# 20 gallon freshwater tank, what species and how many to put in.



## Chris_hettervig (Jul 18, 2011)

Looking to see what other people have done with their 20 gallons, not sure what species i can get away with putting together or how populated i can make it


----------



## BBradbury (Apr 22, 2011)

Chris_hettervig said:


> Looking to see what other people have done with their 20 gallons, not sure what species i can get away with putting together or how populated i can make it


Hi Chris...

Don't have small tanks any more, but a few years back when I did, I had Fancy Guppies and Corydoras. If you have good filtration and aeration, then you can safely keep 20 small fish. Don't forget to do your 25 to 30 percent water change regularly.

I always have quite a few plants in my tanks too. I like the fast growing stems, like Penny wort, Water wisteria, Rotala and Ludwigia. Toss in a nice foreground plant like Cryptocoryne and you've got a nice looking tank.

Sometimes, I just like to grow the plants to see what works. Here's pic or two.

B


----------



## Pigeonfish (Jun 23, 2011)

Small fish for a small tank...

No goldfish because they create a lot of waste.

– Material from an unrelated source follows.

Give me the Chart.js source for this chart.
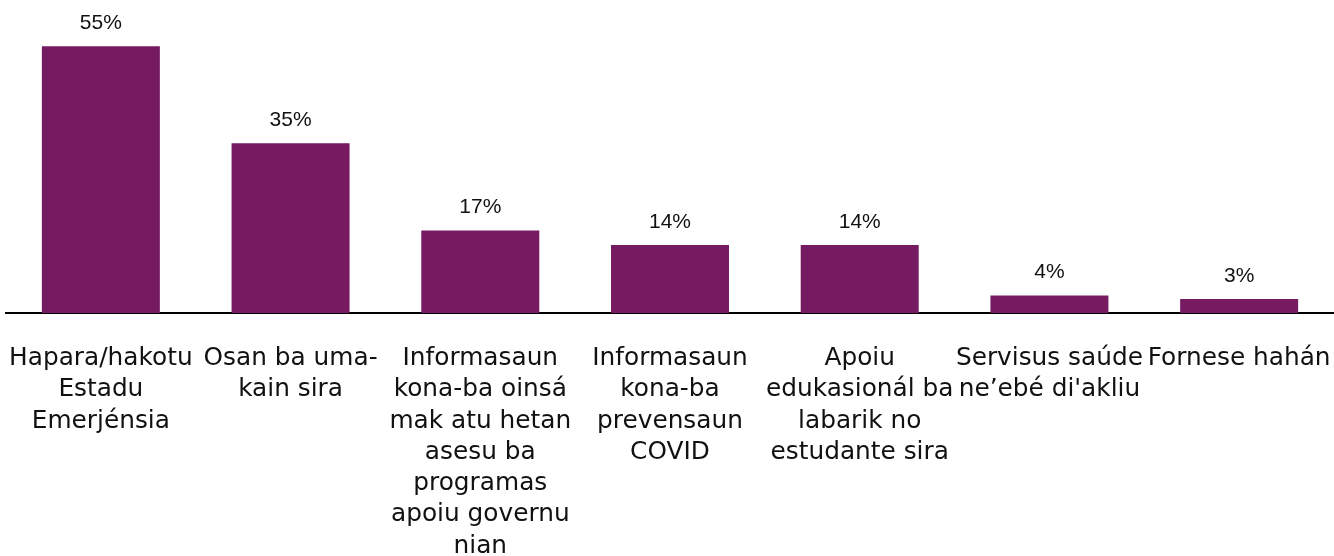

If you want something exotic, you can get a South American Bumblebee Catfish, but you need a few little caves for it. It's very shy, chances are you will barely see it. Make sure you're getting the South American one though, there is another species that gets extremely big and aggressive.


----------



## jrman83 (Jul 9, 2010)

If you are new to fishkeeping, don't go with 20 fish by any means. Start with 8-10 and learn what it takes to keep them safe and happy, and then maybe push the limit a little. Better to have a understocked tank while you learn.


----------



## majerah1 (Oct 29, 2010)

I housed Betta Albimarginata in my 20 gallon long at one time.Then another time I had a male short fin betta,four head and tail light tetras and six glolight tetras.


----------



## pjones (Jun 5, 2011)

Barbs, tiger or cherry are very active, small and are fun to watch. For a 20 gal you can start with 4 or 5, they do better in small schools.


----------